Provan is keen to stress that despite his long connection with Celtic, he has always and will continue to call it how he sees it. However, he makes no secret of his feelings when I ask what Celtic still means to him.

“A great, great deal,” he says. “I never forget the fact 44,000 turned out for my testimonial. Listen, I get stick from Celtic fans now and again because they think I am too hard on the club. I wasn’t a supporter, not at all. But ten years, three hundred games, leagues and cups, it was great to be part of it.

“I know the club had to move on from the family dynasties but I trusted the old chairman Desmond White implicitly. I used to sign a contract and he filled in the blank numbers. That’s how much I trusted Mr White.

“I know Celtic is much better run but I do think when a club puts those three letters ‘PLC’ at the end of their name they lose something. Maybe I am being a bit misty eyed, but there is an old Celtic and new Celtic, and for all its faults I was privileged to be a part of the old Celtic.”

As honest as he is on air, he is even more acerbic in print. He literally writes his own unmissable column for the Sun on Sunday and did so for years in the News of the World. This where he annoys Celtic supporters, although he is always greeted warmly by those old enough to have seen him play, with his socks rolled down and skipping past full-backs as if they didn’t exist.

There is an argument – and one this observer subscribes to – that ex-Rangers players are often reluctant to criticise the Ibrox club no matter what.

“I don’t think there is any doubt that is true,” said Provan. “You would have to ask them why that is.
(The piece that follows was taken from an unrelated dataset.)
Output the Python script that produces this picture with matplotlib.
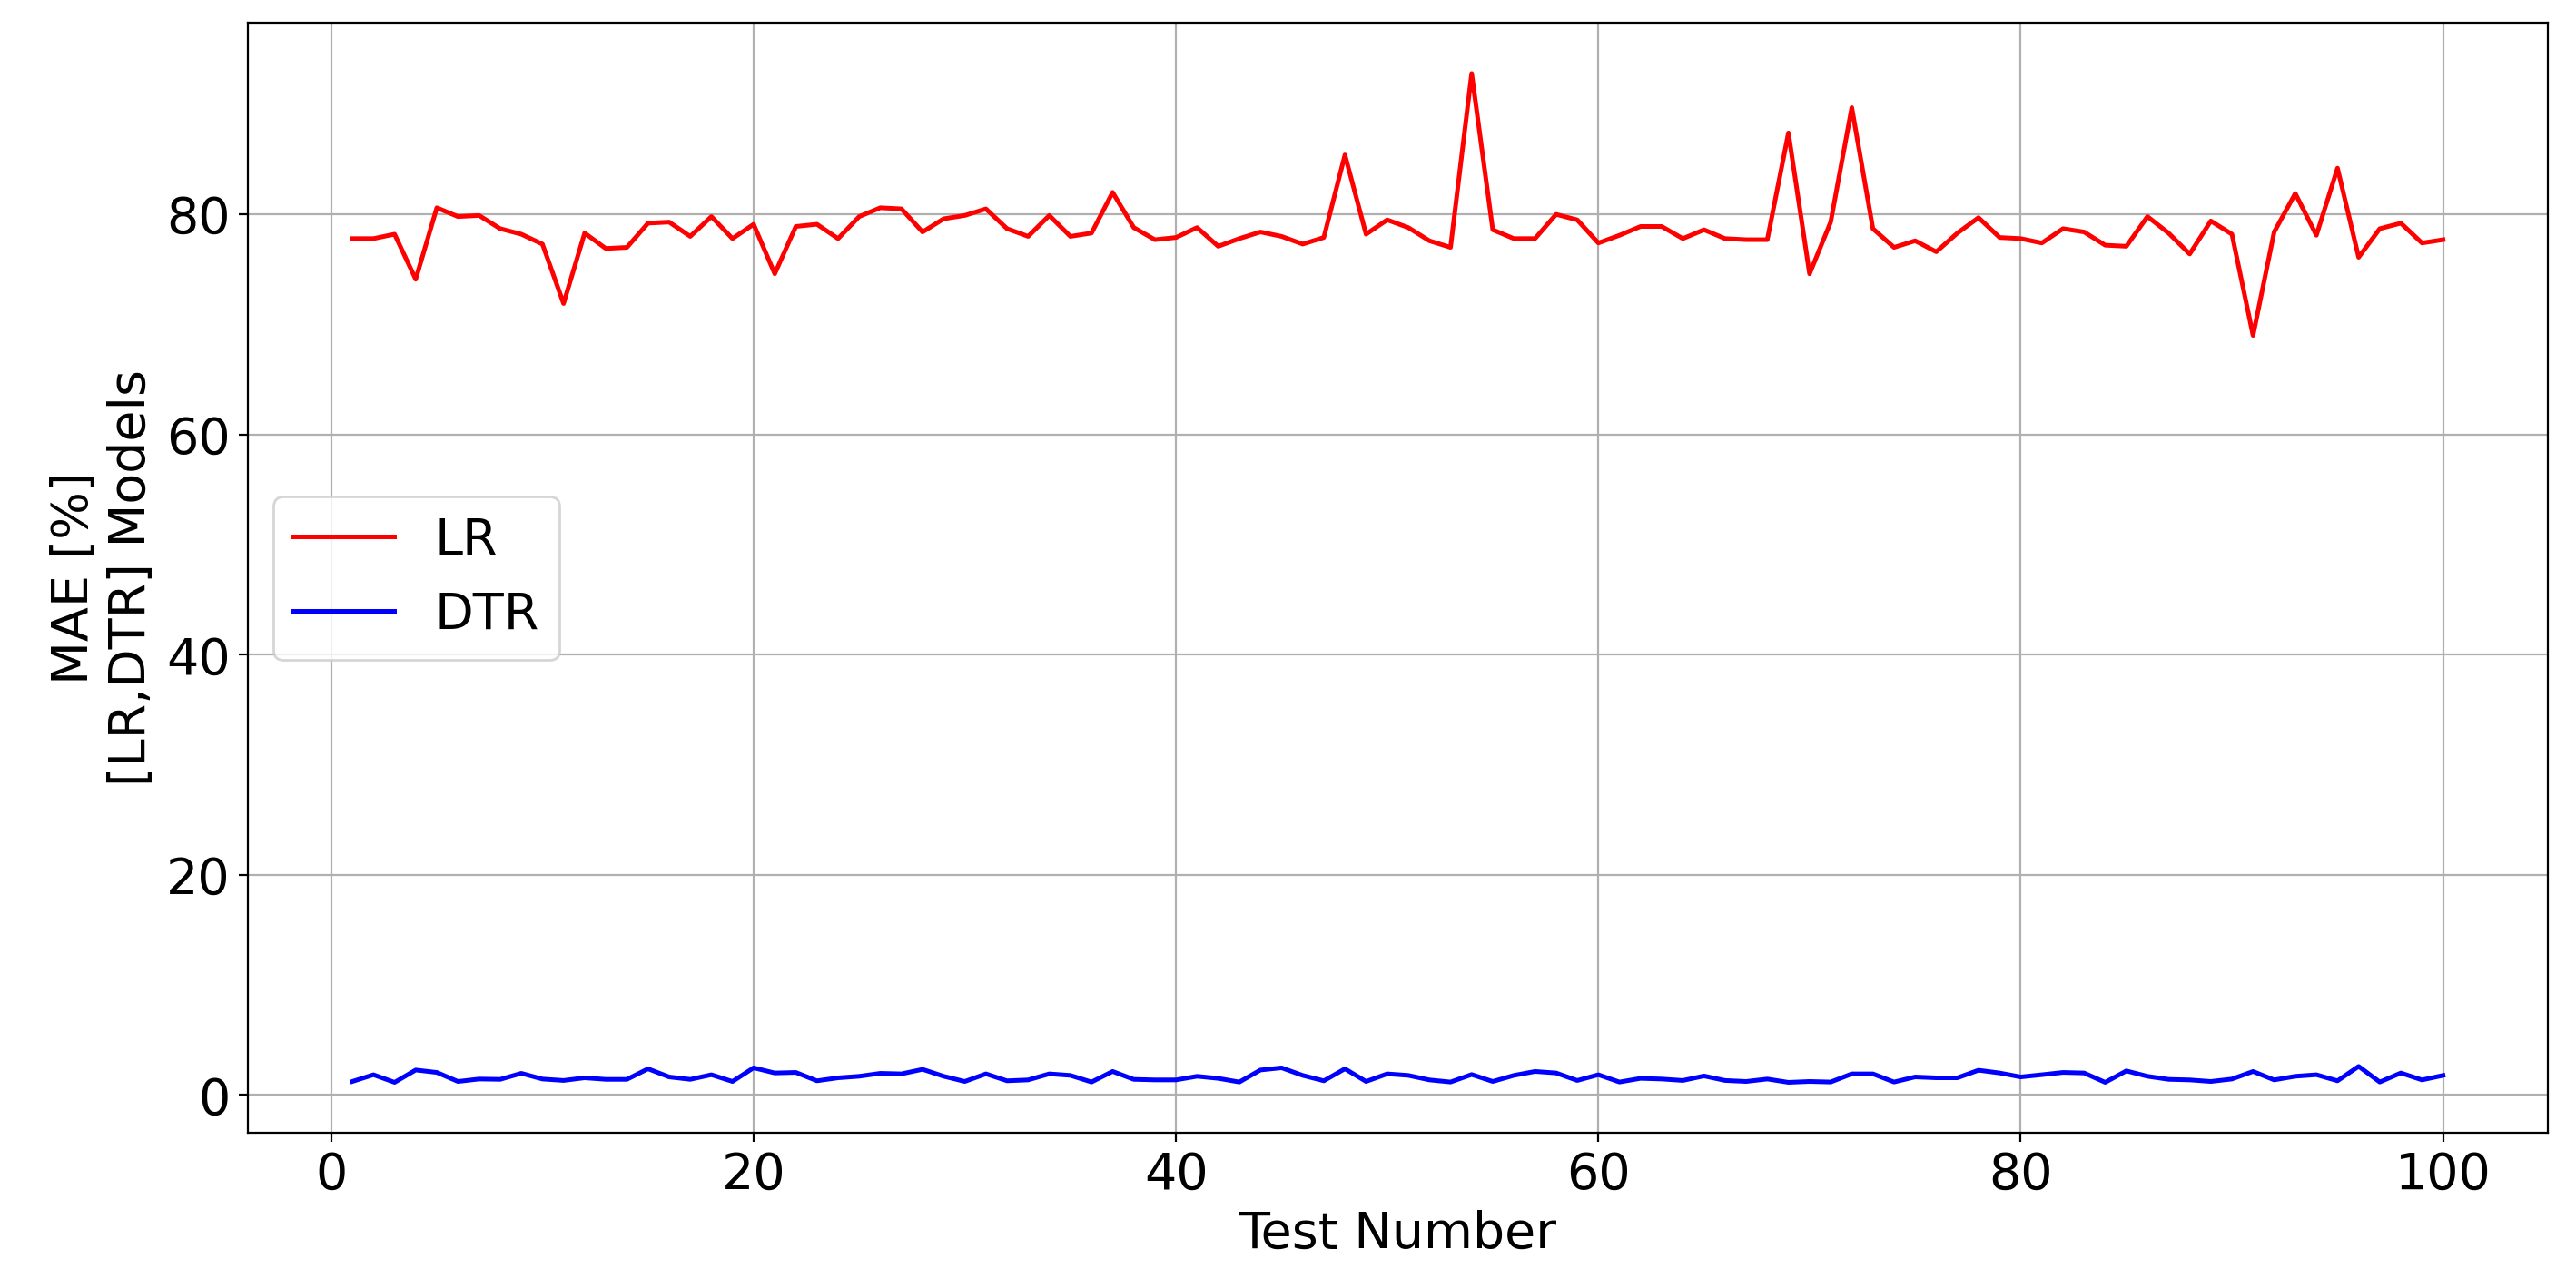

Maybe there is an unknown code they subscribe to but it’s almost a given that former Rangers players won’t slag off Rangers.

“When David Murray was taking the club deeper into debt, you still had not one of them sounding the alarm bell even when Hugh Adam sounded the claxon. It was still ‘that’s Sir David, steady as you go.’”

Provan grins as he says this. It’s as if he knows his approach is right and the lickspittles are stealing a living. He has years left in him and there is so much more to say.

He said: “I feel fit and well enough to do it. I’ve had maybe three of four relapses in the interim from when it was really bad to now. If I overdo it physically I relapse a bit and have to rest and recharge the batteries.

“Fortunately I am not out digging roads. I only have a microphone in front of me.”